I'm trying to develop a story where a vast and sinister Alien Intelligence is bent on testing humanity's primitive knowledge of physics via the Q & A answer sites on their world wide communication system to make sure that they are not a threat to him (not entirely dissimilar to what Emperor Ming does in the Flash Gordon movie):
The Emperor Ming: Every thousand years, I test each life system in the Universe. I visit it with mysteries, earthquakes, unpredicted eclipses, strange craters in the wilderness... If these are taken as natural, I judge that system ignorant and harmless - I spare it. But if the Hand of Ming is recognized in these events, I judge that system dangerous to us.

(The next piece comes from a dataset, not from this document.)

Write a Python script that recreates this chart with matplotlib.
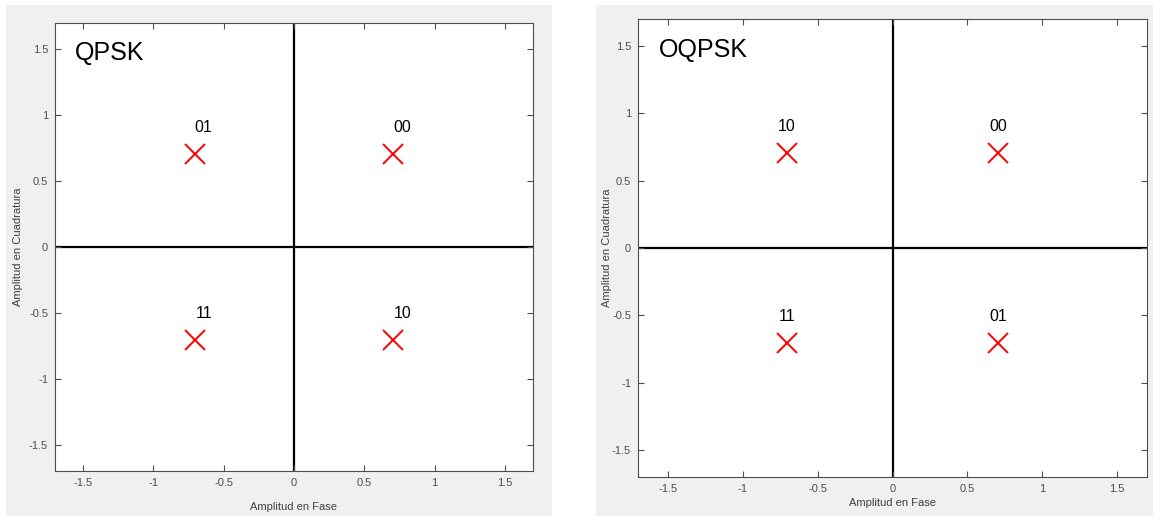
import matplotlib.pyplot as plt
from matplotlib.patches import Rectangle

plt.rcParams['font.family'] = ['Liberation Sans', 'DejaVu Sans']

# constellation points (I, Q) with their bit labels
amp = 0.707
i_vals = [amp, -amp, -amp, amp]
q_vals = [amp, amp, -amp, -amp]
qpsk_bits = ['00', '01', '11', '10']
oqpsk_bits = ['00', '10', '11', '01']

ticks = [-1.5, -1, -0.5, 0, 0.5, 1, 1.5]
tick_labels = ['-1.5', '-1', '-0.5', '0', '0.5', '1', '1.5']
lim = 1.7

W, H = 1153, 516
fig = plt.figure(figsize=(W / 100, H / 100), dpi=100)
fig.patch.set_facecolor('white')

# gray MATLAB-like figure panels (pixel boxes -> figure fraction)
def px_box(x0, y0, x1, y1):
    return [x0 / W, 1 - y1 / H, (x1 - x0) / W, (y1 - y0) / H]

for x0, y0, x1, y1 in [(6, 5, 552, 516), (596, 5, 1153, 516)]:
    b = px_box(x0, y0, x1, y1)
    fig.add_artist(Rectangle((b[0], b[1]), b[2], b[3], transform=fig.transFigure,
                             facecolor='#f0f0f0', edgecolor='none', zorder=0))

panels = [
    ('QPSK', qpsk_bits, (55, 23, 533, 471), 6.5, 537, 18),
    ('OQPSK', oqpsk_bits, (638, 19, 1147, 477), 0, 503, 607),
]

tick_col = '#4d4d4d'
for title, bits, box, dx, xlab_y, ylab_x in panels:
    ax = fig.add_axes(px_box(*box))
    ax.set_facecolor('white')
    ax.axhline(0, color='black', lw=1.6, zorder=1)
    ax.axvline(0, color='black', lw=1.6, zorder=1)
    ax.plot(i_vals, q_vals, 'x', color='red', markersize=14.5, markeredgewidth=1.4,
            linestyle='none', zorder=3)
    for x, y, b in zip(i_vals, q_vals, bits):
        ax.annotate(b, (x, y), xytext=(dx, 19), textcoords='offset points',
                    ha='center', va='center', fontsize=11.5, color='black')
    ax.text(-lim + 0.14, 1.47, title, fontsize=18, ha='left', va='center')
    ax.set_xlim(-lim, lim)
    ax.set_ylim(-lim, lim)
    ax.set_xticks(ticks)
    ax.set_xticklabels(tick_labels)
    ax.set_yticks(ticks)
    ax.set_yticklabels(tick_labels)
    ax.tick_params(direction='in', length=4, width=0.8, colors=tick_col,
                   labelsize=8, top=True, right=True, pad=5)
    for s in ax.spines.values():
        s.set_color(tick_col)
        s.set_linewidth(0.8)
    # axis labels placed in figure pixels
    cx = (box[0] + box[2]) / 2
    cy = (box[1] + box[3]) / 2
    fig.text(cx / W, 1 - xlab_y / H, 'Amplitud en Fase', ha='center', va='center',
             fontsize=8, color='#404040')
    fig.text(ylab_x / W, 1 - cy / H, 'Amplitud en Cuadratura', ha='center', va='center',
             rotation=90, fontsize=8, color='#404040')

# left xlabel sits a bit lower than the right one
fig.texts[0].set_y(1 - 507 / H)

fig.savefig('out.png', dpi=100)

What question should the AI ask the humans in order to test them and what matching answer would fully demonstrate that FTL travel violates causality? Something like this perhaps?
If I have a spaceship that can instantaneously and infallibly travel to any point within a few hundred light years show me how I can travel back in time and prevent myself from being conceived?
Obviously in order to adapt something like this to a story the answer needs to be without complicated maths (especially as I can't follow it).
The background that prompted this idea is that I've occasionally seen the phrase/assumption 'FTL travel violates causality' (or variations thereon) used by sci fi fans and authors such as Charless Stross but I have never seen a good explanation of why.
For seconds: faster than light travel would appear to be a necessary precondition to writing wide-screen space opera. But if you permit violations of special relativity, you're also implicitly permitting global causality violation — time travel. (Go read a physics textbook if you're not sure why.) Permitting violations in the first place suggests that there'll be more than one way of doing FTL travel (just as there's more than one way of doing heavier than air flight — compare a helicopter to a jet airliner and a bee). And then you've got to ask, what are the implications of time travel?
The best explanations I have seen usually involve two frames of reference moving in opposite directions at the speed of light where one observer sees an event (e.g. shooting a giant space weapon at a harmless planet) before the other observer has started the event and is thus assumed to be able to (near) instantaneously travel to the other frame of reference (thus effectively back in time) and prevent the event.
The trouble with those explanations is that surely, once an observer in one frame of reference tries to become an actor in the other frame of reference, the frames of reference must somehow merge or expand and therefore the initial conditions are no longer valid thus invalidating the violation of causality?